THE PROBLEM: Below are entries; repeat exactly, and nothing else, the lines from the one holding "Write the Apache ECharts code for this chart." through the one holding "const seriesNames = ['Nota', 'Frecuencia', 'Porcentaje'];", inclusive. Leave the pictures out.
-------- ENTRIES SHOWN --------
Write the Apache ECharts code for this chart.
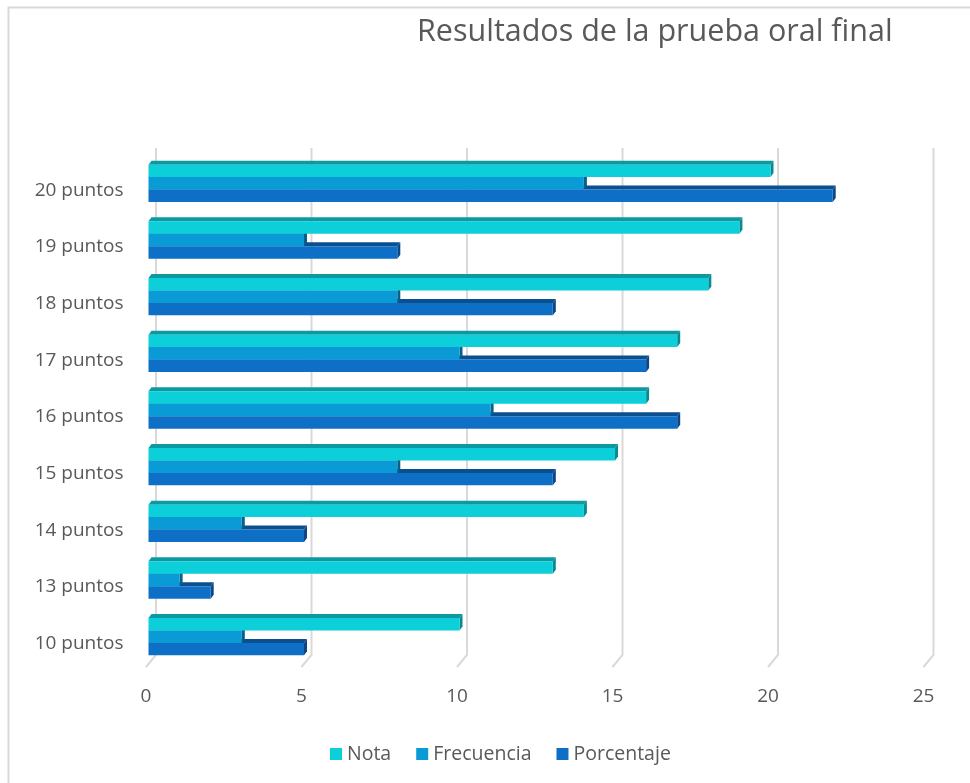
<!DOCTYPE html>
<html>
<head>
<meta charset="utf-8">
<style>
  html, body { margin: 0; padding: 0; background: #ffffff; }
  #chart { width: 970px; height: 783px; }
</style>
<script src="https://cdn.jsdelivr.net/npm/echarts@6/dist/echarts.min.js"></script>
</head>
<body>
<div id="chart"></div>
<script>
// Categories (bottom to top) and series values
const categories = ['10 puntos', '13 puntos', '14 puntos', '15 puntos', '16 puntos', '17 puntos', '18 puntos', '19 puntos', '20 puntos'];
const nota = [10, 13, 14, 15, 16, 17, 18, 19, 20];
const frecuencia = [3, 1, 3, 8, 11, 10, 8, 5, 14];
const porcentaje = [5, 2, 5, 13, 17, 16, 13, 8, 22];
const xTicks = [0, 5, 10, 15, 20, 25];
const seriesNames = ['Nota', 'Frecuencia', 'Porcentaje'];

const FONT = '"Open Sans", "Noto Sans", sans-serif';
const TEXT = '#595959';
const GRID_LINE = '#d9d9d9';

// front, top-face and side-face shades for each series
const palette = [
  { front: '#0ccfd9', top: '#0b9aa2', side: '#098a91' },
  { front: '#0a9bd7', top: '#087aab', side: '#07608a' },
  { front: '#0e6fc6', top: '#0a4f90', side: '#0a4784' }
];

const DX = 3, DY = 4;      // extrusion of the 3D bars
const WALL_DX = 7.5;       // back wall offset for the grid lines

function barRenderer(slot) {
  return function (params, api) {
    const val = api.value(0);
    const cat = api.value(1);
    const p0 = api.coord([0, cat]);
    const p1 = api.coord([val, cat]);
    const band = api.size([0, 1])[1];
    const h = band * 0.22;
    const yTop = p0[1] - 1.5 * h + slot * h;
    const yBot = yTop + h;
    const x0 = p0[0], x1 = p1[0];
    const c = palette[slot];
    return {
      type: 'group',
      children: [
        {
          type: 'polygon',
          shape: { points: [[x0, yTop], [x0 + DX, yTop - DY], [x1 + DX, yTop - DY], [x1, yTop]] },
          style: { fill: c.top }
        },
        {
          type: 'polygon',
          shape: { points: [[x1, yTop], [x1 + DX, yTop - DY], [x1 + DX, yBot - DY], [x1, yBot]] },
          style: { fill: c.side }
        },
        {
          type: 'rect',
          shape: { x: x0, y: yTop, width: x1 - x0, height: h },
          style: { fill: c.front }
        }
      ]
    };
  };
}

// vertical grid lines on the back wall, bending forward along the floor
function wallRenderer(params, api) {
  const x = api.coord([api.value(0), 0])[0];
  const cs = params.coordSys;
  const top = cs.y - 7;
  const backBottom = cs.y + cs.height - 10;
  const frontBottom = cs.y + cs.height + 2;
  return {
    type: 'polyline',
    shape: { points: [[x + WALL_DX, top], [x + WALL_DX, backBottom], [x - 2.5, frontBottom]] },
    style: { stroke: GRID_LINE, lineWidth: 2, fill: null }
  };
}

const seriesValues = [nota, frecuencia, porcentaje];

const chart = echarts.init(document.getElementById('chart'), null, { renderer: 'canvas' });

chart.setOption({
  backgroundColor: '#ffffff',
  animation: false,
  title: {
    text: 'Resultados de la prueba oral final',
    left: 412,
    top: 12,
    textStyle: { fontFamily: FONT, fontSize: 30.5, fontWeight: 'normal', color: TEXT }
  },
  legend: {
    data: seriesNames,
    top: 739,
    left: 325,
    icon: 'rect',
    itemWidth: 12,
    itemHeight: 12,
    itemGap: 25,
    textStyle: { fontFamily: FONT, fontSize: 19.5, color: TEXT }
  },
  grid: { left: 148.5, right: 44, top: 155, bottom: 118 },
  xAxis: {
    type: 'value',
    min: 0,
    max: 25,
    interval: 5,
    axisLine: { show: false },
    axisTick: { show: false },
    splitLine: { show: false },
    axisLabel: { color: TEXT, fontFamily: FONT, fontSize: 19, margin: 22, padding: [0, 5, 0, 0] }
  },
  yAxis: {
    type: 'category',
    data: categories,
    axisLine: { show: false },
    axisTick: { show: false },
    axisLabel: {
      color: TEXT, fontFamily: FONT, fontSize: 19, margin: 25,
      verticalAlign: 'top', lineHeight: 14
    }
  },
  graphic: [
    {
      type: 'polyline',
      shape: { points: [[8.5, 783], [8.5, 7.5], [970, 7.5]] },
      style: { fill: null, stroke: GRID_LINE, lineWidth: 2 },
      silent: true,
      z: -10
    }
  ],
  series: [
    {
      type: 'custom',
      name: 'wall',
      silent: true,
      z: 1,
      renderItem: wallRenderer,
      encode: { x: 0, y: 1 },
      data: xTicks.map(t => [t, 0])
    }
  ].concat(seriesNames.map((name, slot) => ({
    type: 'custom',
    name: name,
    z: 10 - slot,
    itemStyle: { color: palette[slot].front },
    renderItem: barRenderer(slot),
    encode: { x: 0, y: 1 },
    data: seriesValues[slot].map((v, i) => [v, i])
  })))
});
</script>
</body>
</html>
--------
-------- ENTRIES SHOWN --------
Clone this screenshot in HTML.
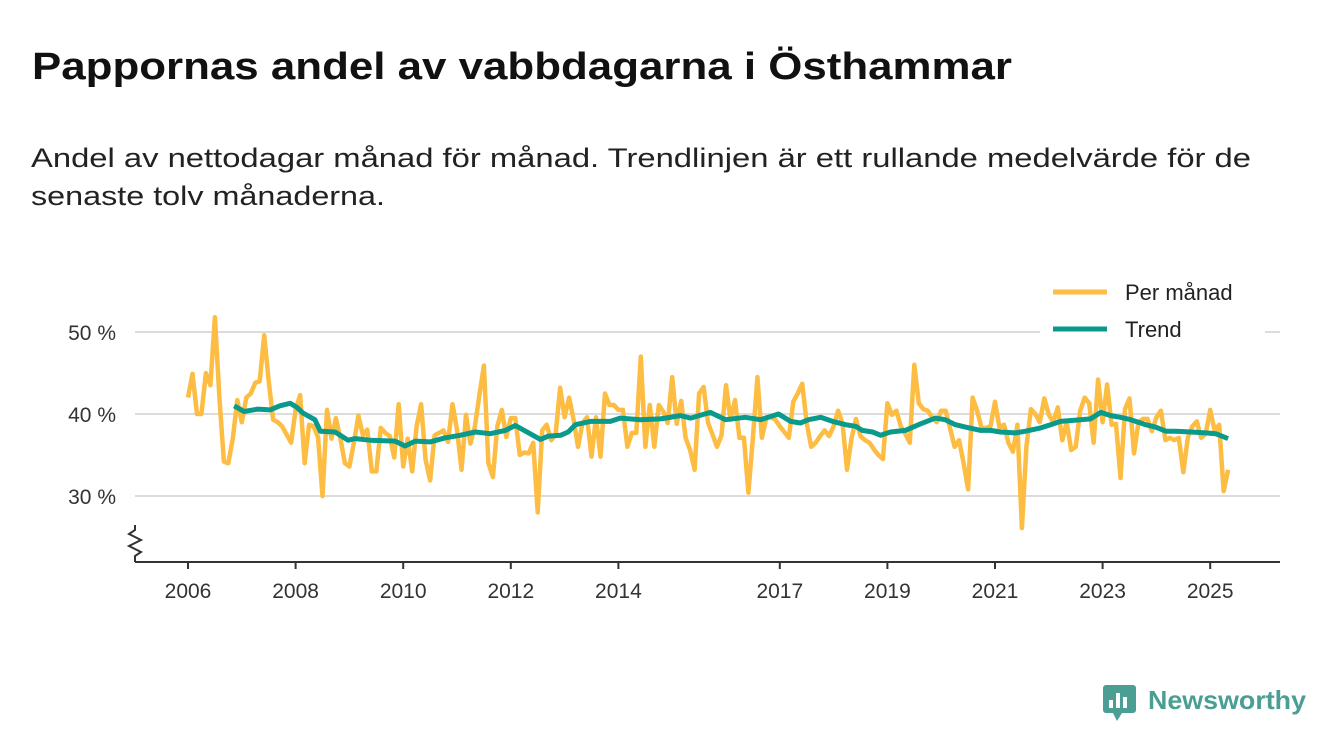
--------
RESPONSE:
Write the Apache ECharts code for this chart.
<!DOCTYPE html>
<html>
<head>
<meta charset="utf-8">
<style>
  html, body { margin: 0; padding: 0; background: #ffffff; }
  #chart { width: 970px; height: 783px; }
</style>
<script src="https://cdn.jsdelivr.net/npm/echarts@6/dist/echarts.min.js"></script>
</head>
<body>
<div id="chart"></div>
<script>
// Categories (bottom to top) and series values
const categories = ['10 puntos', '13 puntos', '14 puntos', '15 puntos', '16 puntos', '17 puntos', '18 puntos', '19 puntos', '20 puntos'];
const nota = [10, 13, 14, 15, 16, 17, 18, 19, 20];
const frecuencia = [3, 1, 3, 8, 11, 10, 8, 5, 14];
const porcentaje = [5, 2, 5, 13, 17, 16, 13, 8, 22];
const xTicks = [0, 5, 10, 15, 20, 25];
const seriesNames = ['Nota', 'Frecuencia', 'Porcentaje'];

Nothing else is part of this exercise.